Руководителем нашего кружка был М.Г. Бархин, ставший впоследствии
известным теоретиком архитектуры. С этим кружком я объездил все архитектурно
интересные места Подмосковья. Не раз бывал в Ленинграде. [89]
В этом, 1936 году в газете "Пионерская правда" была напечатана моя статья
(совместно с моим соучеником и тогдашним другом Р. Розенфельдом) о поездке
во Владимир. Статья была снабжена моими рисунками. Это была моя первая
публикация. Р. Розенфельд стал со временем известным археологом.

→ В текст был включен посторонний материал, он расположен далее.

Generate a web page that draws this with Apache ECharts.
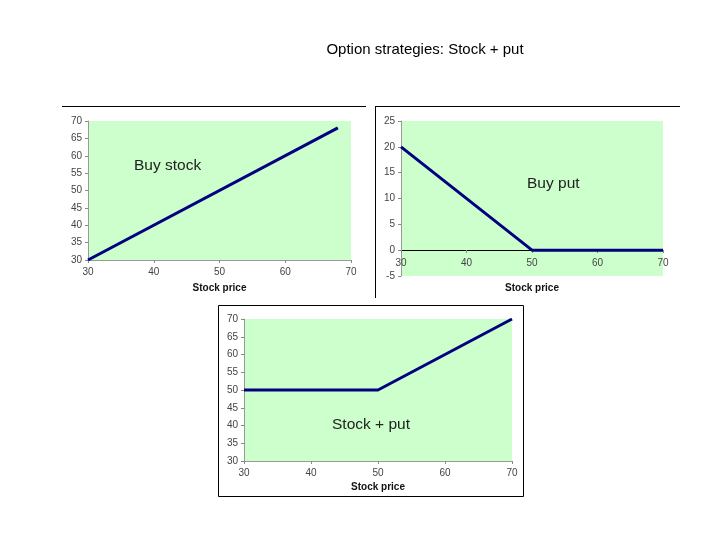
<!DOCTYPE html>
<html>
<head>
<meta charset="utf-8">
<script src="https://cdn.jsdelivr.net/npm/echarts@6/dist/echarts.min.js"></script>
<style>
  html, body { margin: 0; padding: 0; background: #fff; }
  #main { width: 720px; height: 540px; }
</style>
</head>
<body>
<div id="main"></div>
<script>
// payoff lines
var stockX = [30, 68]
var stockY = [30, 68]
var putX = [30, 50, 70]
var putY = [20, 0, 0]
var comboX = [30, 50, 70]
var comboY = [50, 50, 70]

function pairs (xs, ys) {
  return xs.map(function (x, i) { return [x, ys[i]] })
}

var chart = echarts.init(document.getElementById('main'))
var labelStyle = { color: '#444', fontSize: 10, fontFamily: 'Liberation Sans' }
var nameStyle = { color: '#111', fontSize: 10, fontWeight: 'bold', fontFamily: 'Liberation Sans' }
var noteStyle = { fontSize: 15.5, fill: '#222', fontFamily: 'Liberation Sans' }

function xAx (idx, gap, offset, margin) {
  return {
    type: 'value', gridIndex: idx, min: 30, max: 70, interval: 10, offset: offset || 0,
    name: 'Stock price', nameLocation: 'middle', nameGap: gap, nameTextStyle: nameStyle,
    axisLine: { onZero: false, lineStyle: { color: idx === 1 ? '#000' : '#999', width: 1 } },
    axisTick: { show: true, length: 3, lineStyle: { color: '#888' } },
    splitLine: { show: false },
    axisLabel: Object.assign({ margin: margin || 7 }, labelStyle)
  }
}
function yAx (idx, min, max) {
  return {
    type: 'value', gridIndex: idx, min: min, max: max, interval: 5,
    axisLine: { show: true, lineStyle: { color: '#999', width: 1 } },
    axisTick: { show: true, length: 3, lineStyle: { color: '#888' } },
    splitLine: { show: false },
    axisLabel: Object.assign({ margin: 6 }, labelStyle)
  }
}
function lineSeries (idx, data) {
  return {
    type: 'line', xAxisIndex: idx, yAxisIndex: idx, data: data,
    symbol: 'none', lineStyle: { color: '#000080', width: 3 }, silent: true
  }
}

var option = {
  animation: false,
  title: {
    text: 'Option strategies: Stock + put', left: 420, top: 37, textAlign: 'center',
    textStyle: { fontSize: 15, fontWeight: 'normal', color: '#000', fontFamily: 'Liberation Sans' }
  },
  grid: [
    { left: 88, top: 121, width: 263, height: 139, show: true, backgroundColor: '#ccffcc', borderWidth: 0 },
    { left: 401, top: 121, width: 262, height: 155, show: true, backgroundColor: '#ccffcc', borderWidth: 0 },
    { left: 244, top: 319, width: 268, height: 142, show: true, backgroundColor: '#ccffcc', borderWidth: 0 }
  ],
  xAxis: [xAx(0, 23), xAx(1, 33, -26, 8), xAx(2, 21)],
  yAxis: [yAx(0, 30, 70), yAx(1, -5, 25), yAx(2, 30, 70)],
  series: [
    lineSeries(0, pairs(stockX, stockY)),
    lineSeries(1, pairs(putX, putY)),
    lineSeries(2, pairs(comboX, comboY))
  ],
  graphic: [
    { type: 'line', shape: { x1: 62, y1: 106.5, x2: 366, y2: 106.5 }, style: { stroke: '#000', lineWidth: 1 } },
    { type: 'line', shape: { x1: 375, y1: 106.5, x2: 680, y2: 106.5 }, style: { stroke: '#000', lineWidth: 1 } },
    { type: 'line', shape: { x1: 375.5, y1: 106, x2: 375.5, y2: 298 }, style: { stroke: '#000', lineWidth: 1 } },
    { type: 'rect', shape: { x: 218.5, y: 305.5, width: 305, height: 191 }, style: { fill: 'none', stroke: '#000', lineWidth: 1 } },
    { type: 'text', left: 134, top: 158, style: Object.assign({ text: 'Buy stock' }, noteStyle) },
    { type: 'text', left: 527, top: 176, style: Object.assign({ text: 'Buy put' }, noteStyle) },
    { type: 'text', left: 332, top: 417, style: Object.assign({ text: 'Stock + put' }, noteStyle) }
  ]
}
chart.setOption(option)
</script>
</body>
</html>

Очень основательно мы изучали план реконструкции Москвы, одобренный (как
нам говорили) Сталиным, и его осуществление в реальности. Обсуждали и план
Корбюзье, причем весьма уважительно. Развивал свои идеи Бархин. Незадолго до
эмиграции я прочитал в каком-то журнале статью Бархина о градостроительстве.
В ней он высказал идеи, которые мы от него слышали в нашем кружке еще
пятьдесят лет назад.
Мне было жаль старую Москву, на моих глазах сносившуюся с лица земли. До
революции Москву посетил К. Гамсун. Он считал ее одним из самых красивых
городов мира. Об этом я прочитал еще в деревне. Люди, разрушившие старую
Москву, думали, что они это сделали в интересах бытовых удобств и
транспорта. Теперь это считают преступлением. Мне одинаково отвратительно
как то, так и другое. Советская история выглядит одинаково гнусно как в
совершении гнусностей, так и в их осуждении.
ИДЕЙНОЕ ВОСПИТАНИЕ
Тридцатые годы были самыми мрачными и, одновременно, самыми светлыми в
советской истории. Самыми мрачными в смысле тяжелых условий жизни масс
населения, массовых репрессий и надзора. Самыми светлыми по иллюзиям и по
надеждам. Мы получили широкое общее образование, включившее знакомство с
мировой историей и достижениями мировой культуры. Нас воспитывали в духе
гуманизма и идей лучших представителей рода человеческого в прошлом. Нам
старались привить высокие нравственные принципы. Что из этого вышло на деле
- другой вопрос. Реальность оказалась сильнее прекраснодушных пожеланий и
обещаний. И из смещения благих намерений и их воплощения в жизнь родились
чудовища и уроды, герои и страдальцы, палачи и жертвы. [90]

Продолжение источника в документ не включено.